RODY, John, of Warwick.

Published in The History of Parliament: the House of Commons 1386-1421, ed. J.S. Roskell, L. Clark, C. Rawcliffe., 1993
Available from Boydell and Brewer

Constituency

Dates

Dec. 1421

Family and Education

prob. s. of John Rody of Warwick and yr. bro. of Nicholas*. m. Cecily.

Offices Held

Biography

Rody’s presumed father and namesake was a prominent figure in the affairs of Warwick: he frequently acted as a witness to local deeds (notably for the foundation of St. Anne’s chantry in St. Mary’s church in 1405), and was recorded on the parliamentary indentures for the borough on no fewer than eight occasions between 1410 and 1422. Indeed, John senior was present as an elector when the younger John was returned to his first two Parliaments. He made an enfeoffment of four messuages and a garden in Warwick and Whitnash in 1435 (these properties later coming into the possession of Nicholas Rody), and was still alive two years later, so it seems likely that it was he, rather than the MP, who leased the church of St. Laurence from St. Mary’s college and the Swan Inn from the earl of Warwick.1

John Rody junior did not follow the older John in his trade as a goldsmith; rather, like his putative brother Nicholas, he trained to be a lawyer. Like him, too, he was of the affinity of the lord of the borough, Richard, earl of Warwick. Thus, in 1422 he acted as attorney at the local assizes for three of the earl’s most influential retainers: John Baysham, clerk, John Weston* and John Throckmorton*. In 1432-3 he received a fee of 13s.4d. from St. Mary’s college for his services as a spokesman in the King’s bench.

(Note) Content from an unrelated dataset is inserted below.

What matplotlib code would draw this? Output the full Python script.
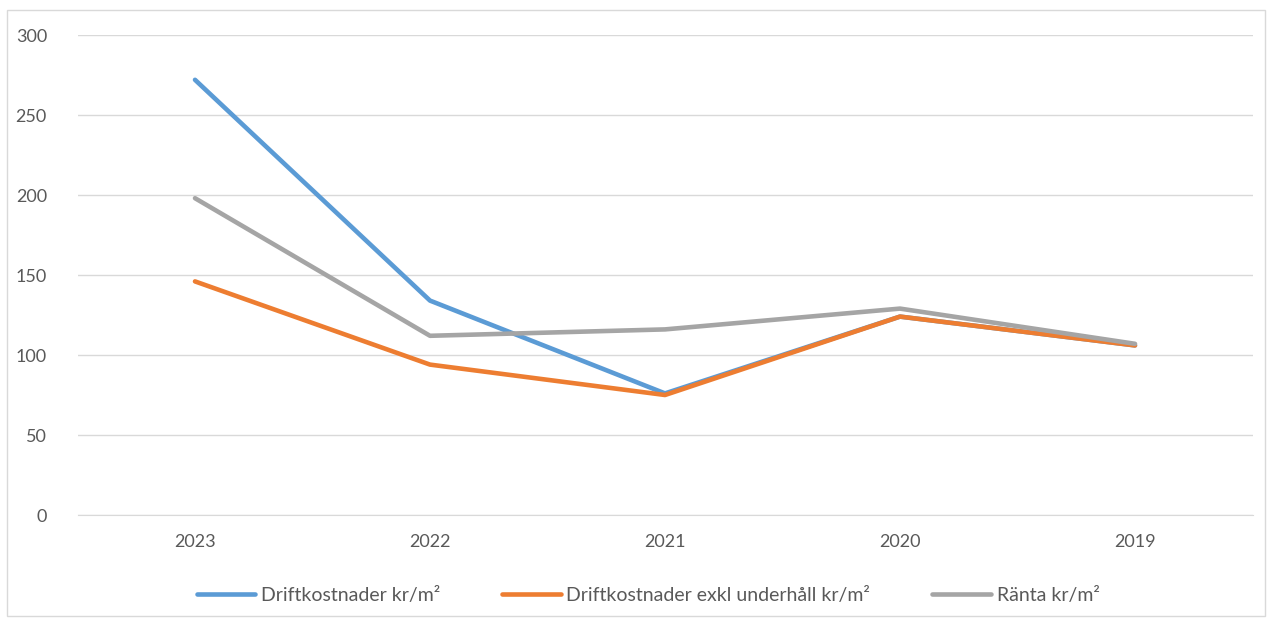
import matplotlib
matplotlib.use("Agg")
import matplotlib.pyplot as plt
from matplotlib.patches import Rectangle

years = ["2023", "2022", "2021", "2020", "2019"]
drift = [272, 134, 76, 124, 106]
drift_exkl = [146, 94, 75, 124, 106]
ranta = [198, 112, 116, 129, 107]
labels = ["Driftkostnader kr/m²", "Driftkostnader exkl underhåll kr/m²", "Ränta kr/m²"]
colors = ["#5B9BD5", "#ED7D31", "#A5A5A5"]

plt.rcParams['font.family'] = ['Lato', 'DejaVu Sans']

fig = plt.figure(figsize=(12.7, 6.21), dpi=100)
ax = fig.add_axes([77.5/1270, 1-515/621, (1252.5-77.5)/1270, (515-35)/621])

x = list(range(len(years)))
for vals, lab, col in zip([drift, drift_exkl, ranta], labels, colors):
    ax.plot(x, vals, color=col, lw=3.3, label=lab, solid_capstyle='round', solid_joinstyle='round')

ax.set_xlim(-0.5, len(years)-0.5)
ax.set_ylim(0, 300)
ax.set_yticks(range(0, 301, 50))
ax.set_xticks(x)
ax.set_xticklabels(years)
ax.grid(axis='y', color='#D9D9D9', lw=1)
ax.set_axisbelow(True)
for s in ['top', 'right', 'left']:
    ax.spines[s].set_visible(False)
ax.spines['bottom'].set_color('#D9D9D9')
ax.tick_params(axis='both', length=0, colors='#595959', labelsize=13)
ax.tick_params(axis='y', pad=22)
ax.tick_params(axis='x', pad=14)

leg = fig.legend(loc='center', bbox_to_anchor=(648/1270, 1-595/621), ncol=3, frameon=False,
                 fontsize=14, handlelength=3.0, columnspacing=3.2, handletextpad=0.3)
for t in leg.get_texts():
    t.set_color('#595959')

fig.patches.append(Rectangle((7/1270, 1-616/621), 1258/1270, 606/621, transform=fig.transFigure,
                             fill=False, edgecolor='#D9D9D9', lw=1))

fig.savefig("out.png", dpi=100)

Meanwhile, it was probably he who had attested the Warwick elections to the Parliament of 1426, for his name was accorded a place further down the list of witnesses than that usually given to the goldsmith.2

Rody died before 1443, when his widow sold a house in Warwick.3

Ref Volumes: 1386-1421

Author: L. S. Woodger

Notes

  • 1. E326/5380; E40/9044; E164/22 ff. 32d-35; C219/10/5, 6, 11/2, 12/3-6, 13/1; Minister’s Accts. St. Mary’s Warwick (Dugdale Soc. xxvi), 3, 128; Warws. Feet of Fines (ibid. xviii), no. 2580.
  • 2. JUST 1/1524 m. 30, 1537 m. 32; Minister’s Accts. 7; C219/13/4; M.C. Carpenter, ‘Pol. Soc. Warws.’ (Cambridge Univ. Ph.D. thesis, 1976), app. pp. 24, 103.
  • 3. Warws. Feet of Fines, no. 2616.